Data in this exercise start

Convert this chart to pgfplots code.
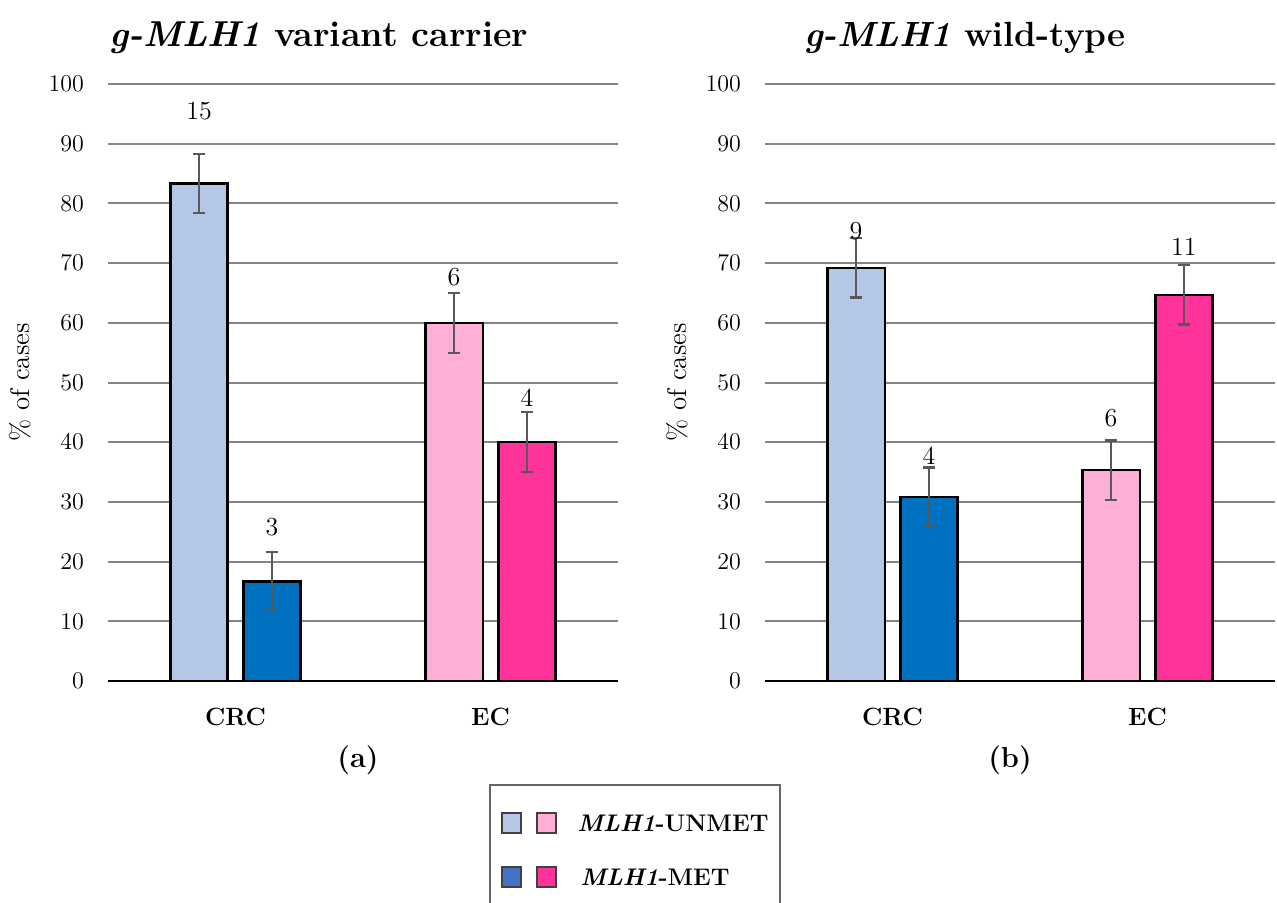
\documentclass[border=0pt]{standalone}
\usepackage{pgfplots}
\pgfplotsset{compat=1.18}
\definecolor{cu}{HTML}{B4C7E7}
\definecolor{cm}{HTML}{0070C0}
\definecolor{eu}{HTML}{FFAFD7}
\definecolor{em}{HTML}{FF3399}
\definecolor{lm}{HTML}{4472C4}
\definecolor{eb}{HTML}{595959}
\definecolor{gl}{HTML}{858585}
\pgfplotsset{
 panel/.style={
  ybar, scale only axis, width=255pt, height=298.5pt,
  xmin=-0.5, xmax=1.5, ymin=0, ymax=100,
  xtick={0,1}, xticklabels={CRC,EC},
  ytick={0,10,...,100},
  ymajorgrids, grid style={gl, line width=1pt},
  axis lines*=left, y axis line style={draw=none},
  x axis line style={black, line width=1.4pt, -},
  major tick length=0pt,
  bar width=0.224,
  xticklabel style={font=\fontsize{12.5}{14}\selectfont\bfseries, yshift=-10pt},
  yticklabel style={font=\fontsize{12}{14}\selectfont, xshift=-8.5pt},
  ylabel={\% of cases},
  every axis y label/.style={at={(rel axis cs:-0.172,0.5)}, rotate=90, anchor=center, font=\fontsize{13.5}{16}\selectfont},
  error bars/y dir=both, error bars/y explicit,
  error bars/error bar style={eb, line width=1.1pt},
  error bars/error mark options={eb, line width=1.1pt, rotate=90, mark size=3pt},
  every axis plot/.append style={draw=black, line width=1.1pt},
  anchor=south west,
 }
}
\begin{document}
\begin{tikzpicture}[x=1pt,y=1pt]
\path[use as bounding box] (0,0) rectangle (638.5,451);
\begin{axis}[panel, at={(54pt,110.5pt)}]
\addplot[fill=cu, bar shift=-0.143] coordinates {(0,83.33) +- (0,5)};
\addplot[fill=cm, bar shift=0.143] coordinates {(0,16.67) +- (0,5)};
\addplot[fill=eu, bar shift=-0.143] coordinates {(1,60) +- (0,5)};
\addplot[fill=em, bar shift=0.143] coordinates {(1,40) +- (0,5)};
\node[font=\fontsize{13}{15}\selectfont] at (axis cs:-0.143,95.5) {15};
\node[font=\fontsize{13}{15}\selectfont] at (axis cs:0.143,25.7) {3};
\node[font=\fontsize{13}{15}\selectfont] at (axis cs:0.857,67.7) {6};
\node[font=\fontsize{13}{15}\selectfont] at (axis cs:1.143,47.4) {4};
\end{axis}
\begin{axis}[panel, at={(382.5pt,110.5pt)}]
\addplot[fill=cu, bar shift=-0.143] coordinates {(0,69.23) +- (0,5)};
\addplot[fill=cm, bar shift=0.143] coordinates {(0,30.77) +- (0,5)};
\addplot[fill=eu, bar shift=-0.143] coordinates {(1,35.29) +- (0,5)};
\addplot[fill=em, bar shift=0.143] coordinates {(1,64.71) +- (0,5)};
\node[font=\fontsize{13}{15}\selectfont] at (axis cs:-0.143,75.4) {9};
\node[font=\fontsize{13}{15}\selectfont] at (axis cs:0.143,37.8) {4};
\node[font=\fontsize{13}{15}\selectfont] at (axis cs:0.857,44.1) {6};
\node[font=\fontsize{13}{15}\selectfont] at (axis cs:1.143,72.8) {11};
\end{axis}
\node[font=\fontsize{18}{21}\selectfont\bfseries] at (159.5,432) {\textit{g-MLH1} variant carrier};
\node[font=\fontsize{17.5}{21}\selectfont\bfseries] at (482.5,432) {\textit{g-MLH1} wild-type};
\node[font=\fontsize{14.5}{17}\selectfont\bfseries] at (179,71) {(a)};
\node[font=\fontsize{14.5}{17}\selectfont\bfseries] at (505,71) {(b)};
% legend
\draw[black!60, line width=0.8pt] (245,58.5) rectangle (390,-8);
\draw[black!75, line width=0.8pt, fill=cu] (251,34.5) rectangle (260.5,44.5);
\draw[black!75, line width=0.8pt, fill=eu] (268.5,34.5) rectangle (278,44.5);
\draw[black!75, line width=0.8pt, fill=lm] (251,7.5) rectangle (260.5,17.5);
\draw[black!75, line width=0.8pt, fill=em] (268.5,7.5) rectangle (278,17.5);
\node[anchor=west, font=\fontsize{12}{14}\selectfont\bfseries, inner sep=0pt] at (288.5,39.5) {\textit{MLH1}-UNMET};
\node[anchor=west, font=\fontsize{12}{14}\selectfont\bfseries, inner sep=0pt] at (290,12.5) {\textit{MLH1}-MET};
\end{tikzpicture}
\end{document}
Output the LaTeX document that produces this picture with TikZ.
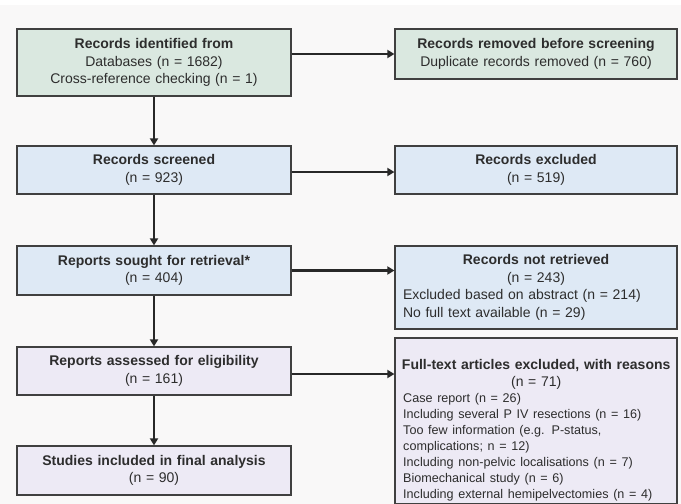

Data in this exercise end

Given request: Repeat the preceding records precisely, and leave every picture out of the copy.

Output of the task:
Convert this chart to pgfplots code.
\documentclass[border=0pt]{standalone}
\usepackage{pgfplots}
\pgfplotsset{compat=1.18}
\definecolor{cu}{HTML}{B4C7E7}
\definecolor{cm}{HTML}{0070C0}
\definecolor{eu}{HTML}{FFAFD7}
\definecolor{em}{HTML}{FF3399}
\definecolor{lm}{HTML}{4472C4}
\definecolor{eb}{HTML}{595959}
\definecolor{gl}{HTML}{858585}
\pgfplotsset{
 panel/.style={
  ybar, scale only axis, width=255pt, height=298.5pt,
  xmin=-0.5, xmax=1.5, ymin=0, ymax=100,
  xtick={0,1}, xticklabels={CRC,EC},
  ytick={0,10,...,100},
  ymajorgrids, grid style={gl, line width=1pt},
  axis lines*=left, y axis line style={draw=none},
  x axis line style={black, line width=1.4pt, -},
  major tick length=0pt,
  bar width=0.224,
  xticklabel style={font=\fontsize{12.5}{14}\selectfont\bfseries, yshift=-10pt},
  yticklabel style={font=\fontsize{12}{14}\selectfont, xshift=-8.5pt},
  ylabel={\% of cases},
  every axis y label/.style={at={(rel axis cs:-0.172,0.5)}, rotate=90, anchor=center, font=\fontsize{13.5}{16}\selectfont},
  error bars/y dir=both, error bars/y explicit,
  error bars/error bar style={eb, line width=1.1pt},
  error bars/error mark options={eb, line width=1.1pt, rotate=90, mark size=3pt},
  every axis plot/.append style={draw=black, line width=1.1pt},
  anchor=south west,
 }
}
\begin{document}
\begin{tikzpicture}[x=1pt,y=1pt]
\path[use as bounding box] (0,0) rectangle (638.5,451);
\begin{axis}[panel, at={(54pt,110.5pt)}]
\addplot[fill=cu, bar shift=-0.143] coordinates {(0,83.33) +- (0,5)};
\addplot[fill=cm, bar shift=0.143] coordinates {(0,16.67) +- (0,5)};
\addplot[fill=eu, bar shift=-0.143] coordinates {(1,60) +- (0,5)};
\addplot[fill=em, bar shift=0.143] coordinates {(1,40) +- (0,5)};
\node[font=\fontsize{13}{15}\selectfont] at (axis cs:-0.143,95.5) {15};
\node[font=\fontsize{13}{15}\selectfont] at (axis cs:0.143,25.7) {3};
\node[font=\fontsize{13}{15}\selectfont] at (axis cs:0.857,67.7) {6};
\node[font=\fontsize{13}{15}\selectfont] at (axis cs:1.143,47.4) {4};
\end{axis}
\begin{axis}[panel, at={(382.5pt,110.5pt)}]
\addplot[fill=cu, bar shift=-0.143] coordinates {(0,69.23) +- (0,5)};
\addplot[fill=cm, bar shift=0.143] coordinates {(0,30.77) +- (0,5)};
\addplot[fill=eu, bar shift=-0.143] coordinates {(1,35.29) +- (0,5)};
\addplot[fill=em, bar shift=0.143] coordinates {(1,64.71) +- (0,5)};
\node[font=\fontsize{13}{15}\selectfont] at (axis cs:-0.143,75.4) {9};
\node[font=\fontsize{13}{15}\selectfont] at (axis cs:0.143,37.8) {4};
\node[font=\fontsize{13}{15}\selectfont] at (axis cs:0.857,44.1) {6};
\node[font=\fontsize{13}{15}\selectfont] at (axis cs:1.143,72.8) {11};
\end{axis}
\node[font=\fontsize{18}{21}\selectfont\bfseries] at (159.5,432) {\textit{g-MLH1} variant carrier};
\node[font=\fontsize{17.5}{21}\selectfont\bfseries] at (482.5,432) {\textit{g-MLH1} wild-type};
\node[font=\fontsize{14.5}{17}\selectfont\bfseries] at (179,71) {(a)};
\node[font=\fontsize{14.5}{17}\selectfont\bfseries] at (505,71) {(b)};
% legend
\draw[black!60, line width=0.8pt] (245,58.5) rectangle (390,-8);
\draw[black!75, line width=0.8pt, fill=cu] (251,34.5) rectangle (260.5,44.5);
\draw[black!75, line width=0.8pt, fill=eu] (268.5,34.5) rectangle (278,44.5);
\draw[black!75, line width=0.8pt, fill=lm] (251,7.5) rectangle (260.5,17.5);
\draw[black!75, line width=0.8pt, fill=em] (268.5,7.5) rectangle (278,17.5);
\node[anchor=west, font=\fontsize{12}{14}\selectfont\bfseries, inner sep=0pt] at (288.5,39.5) {\textit{MLH1}-UNMET};
\node[anchor=west, font=\fontsize{12}{14}\selectfont\bfseries, inner sep=0pt] at (290,12.5) {\textit{MLH1}-MET};
\end{tikzpicture}
\end{document}
Output the LaTeX document that produces this picture with TikZ.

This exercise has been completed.